I am writing a program in which a certain for-loop gets iterated over many many times.

One single iteration doesn't take to long but since the program iterates the loop so often it takes quite some time to compute.

In an effort to get more information on the progress of the program without slowing it down to much I would like to print the progress every xth step.

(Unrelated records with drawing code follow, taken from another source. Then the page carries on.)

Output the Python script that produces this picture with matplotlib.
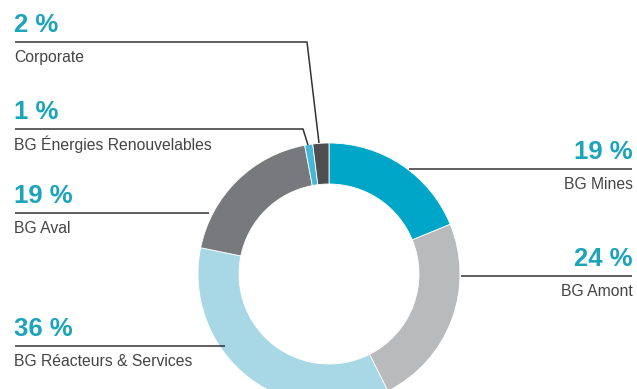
import matplotlib.pyplot as plt

plt.rcParams['font.family'] = ['Liberation Sans', 'DejaVu Sans']

# ------------------------------------------------------------
# données
# ------------------------------------------------------------
labels = ['BG Mines', 'BG Amont', 'BG Réacteurs & Services', 'BG Aval',
          'BG Énergies Renouvelables', 'Corporate']
values = [19, 24, 36, 19, 1, 2]
colors = ['#00a6c7', '#b9babc', '#a8d8e5', '#78797c', '#45b8da', '#4e4e50']

# ------------------------------------------------------------
# figure en coordonnées pixel (y vers le haut)
# ------------------------------------------------------------
W, H = 637, 389
fig = plt.figure(figsize=(W / 100, H / 100), dpi=100)
ax = fig.add_axes([0, 0, 1, 1])

cx, cy, R = 329, H - 274, 131

ax.pie(values, colors=colors, startangle=90, counterclock=False,
       center=(cx, cy), radius=R,
       wedgeprops=dict(width=41, edgecolor='white', linewidth=0.6))

ax.set_xlim(0, W)
ax.set_ylim(0, H)
ax.set_aspect('equal')
ax.axis('off')

pct_color = '#1ba4ba'
txt_color = '#444444'
line_color = '#333333'


def Y(y):
    return H - y


# annotations : (index, côté, y ligne, trajet de la ligne)
notes = [
    (5, 'left', 42, [(15, 42), (307, 42), (319, 143)]),
    (4, 'left', 129, [(15, 129), (303, 129), (308, 145)]),
    (3, 'left', 213, [(15, 213), (209, 213)]),
    (2, 'left', 346, [(15, 346), (225, 346)]),
    (0, 'right', 169, [(409, 169), (632, 169)]),
    (1, 'right', 276, [(461, 276), (632, 276)]),
]

for i, side, ly, path in notes:
    xs = [p[0] for p in path]
    ys = [Y(p[1]) for p in path]
    ax.plot(xs, ys, color=line_color, linewidth=1.1, solid_capstyle='butt')
    if side == 'left':
        x, ha = 14, 'left'
    else:
        x, ha = 633, 'right'
    ax.text(x, Y(ly - 17), f'{values[i]} %', ha=ha, va='center',
            fontsize=18.5, fontweight='bold', color=pct_color)
    ax.text(x, Y(ly + 15), labels[i], ha=ha, va='center',
            fontsize=11.3, color=txt_color)

fig.patch.set_facecolor('white')
plt.savefig('out.png', dpi=100)
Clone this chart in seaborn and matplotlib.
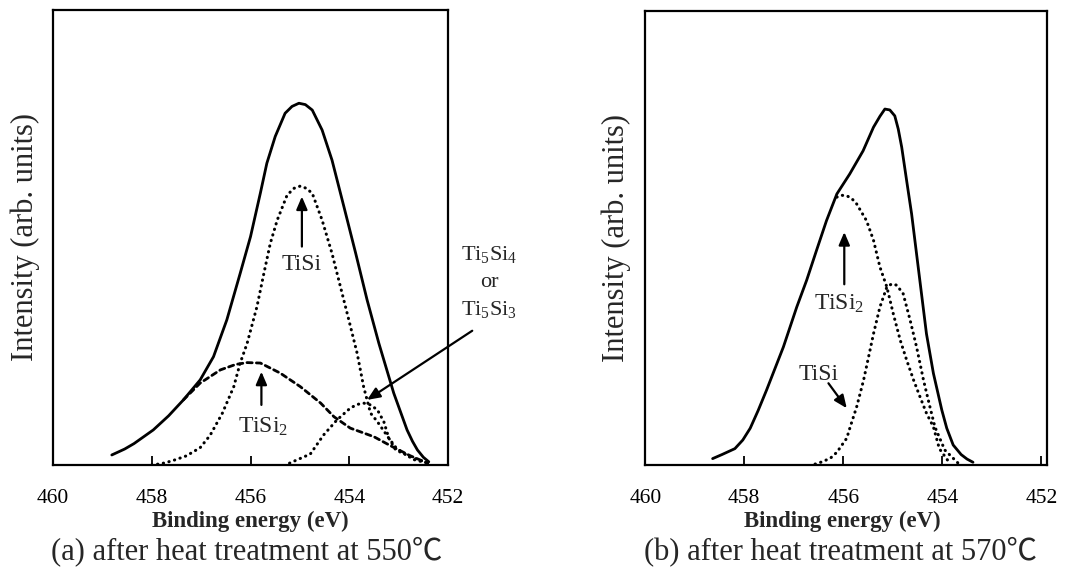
import matplotlib
matplotlib.use("Agg")
import matplotlib.pyplot as plt
import seaborn as sns

# ---------------- (a) 550 C : measured envelope and fitted components ----------------
A_TOTAL_E = [458.81, 458.55, 458.36, 457.97, 457.66, 457.36, 457.02, 456.75, 456.48, 456.21,
             456.00, 455.80, 455.67, 455.50, 455.30, 455.16, 455.02, 454.89, 454.75, 454.55,
             454.35, 454.11, 453.87, 453.64, 453.40, 453.10, 452.83, 452.72, 452.62, 452.50,
             452.39]
A_TOTAL_I = [2.2, 3.5, 4.7, 7.7, 10.8, 14.3, 18.7, 23.8, 31.9, 42.1,
             50.2, 59.8, 66.3, 72.2, 77.3, 78.8, 79.5, 79.2, 78.0, 73.6,
             67.0, 56.8, 46.5, 36.3, 26.7, 15.8, 7.7, 5.2, 3.3, 1.7,
             0.7]

A_TISI_E = [458.00, 457.80, 457.59, 457.30, 457.02, 456.82, 456.57, 456.34, 456.21, 456.07,
            455.87, 455.73, 455.60, 455.46, 455.26, 455.12, 454.99, 454.87, 454.75, 454.55,
            454.35, 454.18, 454.01, 453.84, 453.71, 453.57, 453.43, 453.20, 453.04, 452.70,
            452.41]
A_TISI_I = [0.0, 0.3, 0.9, 2.0, 3.8, 6.5, 11.4, 17.2, 22.4, 26.7,
            34.8, 42.1, 48.7, 53.8, 59.3, 60.8, 61.3, 60.8, 59.7, 53.8,
            46.5, 39.2, 31.9, 24.5, 17.2, 11.4, 9.5, 5.9, 3.6, 1.2,
            0.4]

A_TISI2_E = [457.36, 457.02, 456.61, 456.30, 456.07, 455.80, 455.40, 454.99, 454.58, 454.31,
             453.98, 453.50, 453.16, 452.76, 452.41]
A_TISI2_I = [14.3, 18.0, 20.9, 22.1, 22.5, 22.4, 20.2, 17.2, 13.6, 10.6,
             8.1, 6.2, 4.2, 2.0, 0.4]

A_TI5SI_E = [455.21, 454.79, 454.52, 454.25, 453.98, 453.84, 453.71, 453.57, 453.43, 453.30,
             453.20, 453.06, 452.76, 452.41]
A_TI5SI_I = [0.4, 2.4, 6.6, 9.9, 12.5, 13.3, 13.6, 13.2, 12.1, 9.5,
             5.9, 3.3, 1.8, 0.4]

# ---------------- (b) 570 C ----------------
B_TOTAL_E = [458.64, 458.45, 458.19, 458.03, 457.88, 457.72, 457.55, 457.21, 456.94, 456.74,
             456.54, 456.34, 456.13, 455.87, 455.60, 455.39, 455.26, 455.16, 455.06, 454.96,
             454.89, 454.82, 454.72, 454.62, 454.52, 454.42, 454.32, 454.18, 454.01, 453.91,
             453.78, 453.62, 453.50, 453.38]
B_TOTAL_I = [1.4, 2.3, 3.6, 5.5, 8.1, 12.0, 16.5, 26.0, 34.8, 40.7,
             47.3, 53.8, 59.7, 64.1, 69.2, 74.4, 76.8, 78.4, 78.2, 76.9,
             74.0, 70.0, 62.6, 55.3, 46.5, 37.7, 28.9, 20.2, 12.1, 8.1,
             4.4, 2.3, 1.3, 0.6]

B_TISI2_E = [456.13, 456.03, 455.93, 455.83, 455.73, 455.53, 455.39, 455.26, 455.12, 454.99,
             454.85, 454.72, 454.58, 454.45, 454.32, 454.18, 454.06, 453.85]
B_TISI2_I = [59.0, 59.4, 59.3, 58.7, 57.5, 53.8, 49.5, 43.6, 39.2, 33.3,
             27.5, 23.1, 18.7, 15.0, 11.4, 8.4, 3.6, 0.4]

B_TISI_E = [456.57, 456.40, 456.25, 456.13, 455.93, 455.86, 455.73, 455.59, 455.46, 455.39,
            455.26, 455.12, 455.02, 454.92, 454.79, 454.65, 454.52, 454.38, 454.25, 454.15,
            453.95, 453.68]
B_TISI_I = [0.2, 0.8, 1.6, 2.8, 5.9, 8.4, 12.8, 18.7, 25.3, 28.9,
            34.8, 39.2, 39.9, 39.6, 37.7, 31.9, 26.0, 18.7, 12.8, 8.4,
            3.3, 0.4]

ENERGY_TICKS = [460, 458, 456, 454, 452]
TICK_LABELS = ["460", "458", "456", "454", "452"]

# ---------------- style ----------------
sns.set_style("white")
plt.rcParams["font.family"] = ["Liberation Serif", "Noto Sans CJK JP"]
plt.rcParams["mathtext.fontset"] = "custom"
plt.rcParams["mathtext.rm"] = "Liberation Serif"
plt.rcParams["mathtext.it"] = "Liberation Serif:italic"
plt.rcParams["mathtext.bf"] = "Liberation Serif:bold"

DOT = (0, (0.1, 1.8))
DASH = (0, (1.9, 1.5))

fig = plt.figure(figsize=(10.65, 5.72), dpi=100)
ax_a = fig.add_axes([0.0498, 0.1871, 0.3709, 0.7955])
ax_b = fig.add_axes([0.6059, 0.1871, 0.3772, 0.7937])


def curve(ax, energy, intensity, style, lw):
    sns.lineplot(x=energy, y=intensity, ax=ax, color="black", linestyle=style,
                 linewidth=lw, sort=False, estimator=None,
                 dash_capstyle="round", solid_capstyle="round", solid_joinstyle="round")


def arrow(ax, tail, tip):
    ax.annotate("", xy=tip, xytext=tail, annotation_clip=False,
                arrowprops=dict(arrowstyle="-|>,head_length=0.7,head_width=0.3",
                                color="black", lw=1.6, mutation_scale=11,
                                shrinkA=0, shrinkB=0))


def frame(ax, xmax_right):
    ax.set_xlim(460, xmax_right)
    ax.set_ylim(0, 100)
    ax.set_xticks(ENERGY_TICKS)
    ax.set_xticklabels(TICK_LABELS)
    ax.set_yticks([])
    ax.tick_params(axis="x", bottom=True, direction="in", length=6.5, width=1.3,
                   pad=17, labelsize=15.5, color="black", labelcolor="black")
    for sp in ax.spines.values():
        sp.set_visible(True)
        sp.set_color("black")
        sp.set_linewidth(1.6)
    ax.set_xlabel("Binding energy (eV)", fontsize=16.5, fontweight="bold", va="center")
    ax.set_ylabel("Intensity (arb. units)", fontsize=22, va="center")
    ax.yaxis.set_label_coords(-0.071, 0.5)
    ax.xaxis.set_label_coords(0.5, -0.124)


# ---- panel (a)
curve(ax_a, A_TOTAL_E, A_TOTAL_I, "-", 2.0)
curve(ax_a, A_TISI_E, A_TISI_I, DOT, 2.2)
curve(ax_a, A_TISI2_E, A_TISI2_I, DASH, 2.0)
curve(ax_a, A_TI5SI_E, A_TI5SI_I, DOT, 2.2)
frame(ax_a, 452)

arrow(ax_a, (454.96, 48.0), (454.96, 59.0))
ax_a.text(454.97, 44.0, "TiSi", fontsize=17, ha="center", va="center")
arrow(ax_a, (455.78, 13.2), (455.78, 20.5))
ax_a.text(455.75, 8.4, r"TiSi$_{2}$", fontsize=17, ha="center", va="center")
ax_a.text(451.16, 46.2, r"Ti$_{5}$Si$_{4}$", fontsize=16, ha="center", va="center", clip_on=False)
ax_a.text(451.16, 40.1, "or", fontsize=16, ha="center", va="center", clip_on=False)
ax_a.text(451.16, 34.1, r"Ti$_{5}$Si$_{3}$", fontsize=16, ha="center", va="center", clip_on=False)
arrow(ax_a, (451.51, 29.5), (453.64, 14.3))

# ---- panel (b)
curve(ax_b, B_TOTAL_E, B_TOTAL_I, "-", 2.0)
curve(ax_b, B_TISI2_E, B_TISI2_I, DOT, 2.2)
curve(ax_b, B_TISI_E, B_TISI_I, DOT, 2.2)
frame(ax_b, 451.885)
ax_b.xaxis.set_label_coords(0.49, -0.124)
ax_b.yaxis.set_label_coords(-0.073, 0.5)

arrow(ax_b, (455.98, 39.8), (455.98, 51.3))
ax_b.text(456.09, 35.6, r"TiSi$_{2}$", fontsize=17, ha="center", va="center")
ax_b.text(456.49, 20.0, "TiSi", fontsize=17, ha="center", va="center")
arrow(ax_b, (456.30, 18.0), (455.93, 12.5))

# ---- captions
fig.text(247 / 1065, 1 - 551 / 572, "(a) after heat treatment at 550℃",
         fontsize=22, ha="center", va="center")
fig.text(840 / 1065, 1 - 551 / 572, "(b) after heat treatment at 570℃",
         fontsize=22, ha="center", va="center")

fig.savefig("out.png", dpi=100, facecolor="white")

Is there a different way to do this, than a conditional with a modulo like so:

for(int i = 0; i < some_large_number; i++){
    if(i % x == 0)
        printf("%f%%\r", percent);
    //some other code
    .
    .
    .
}

?

Thanks is advance

Answer 1

This code:

for(int i = 0; i < some_large_number; i++){
    if(i % x == 0)
        printf("%f%%\r", percent);
    //some other code
    .
    .
    .
}

can be restructured as:

/*  Partition the execution into blocks of x iterations, possibly including a
    final fragmentary block.  The expression (some_large_number+(x-1))/x
    calculates some_large_number/x with any fraction rounded up.
*/
for (int block = 0, i = 0; block < (some_large_number+(x-1))/x; ++block)
{
    printf("%f%%\r", percent);

    //  Set limit to the lesser of the end of the current block or some_large_number.
    int limit = (block+1) * x;
    if (some_large_number < limit) limit = some_large_number;

    //  Iterate the original code.
    for (; i < limit; ++i)
    {
        //some other code
    }
}

With the following caveats and properties:

• The inner loop has no more work than the original loop (it has no extra variable to count or test) and has the i % x == 0 test completely removed. This is optimal for the inner loop in the sense it reduces the nominal amount of work as much as possible, although real-world hardware sometimes has finicky behaviors that can result in more compute time for less actual work.
• New identifiers block and limit are introduced but can be changed to avoid any conflicts with uses in the original code.
• Other than the above, the inner loop operates identically to the original code: It sees the same values of i in the same order as the original code, so no changes are needed in that code.
• some_large_number+(x-1) could overflow int.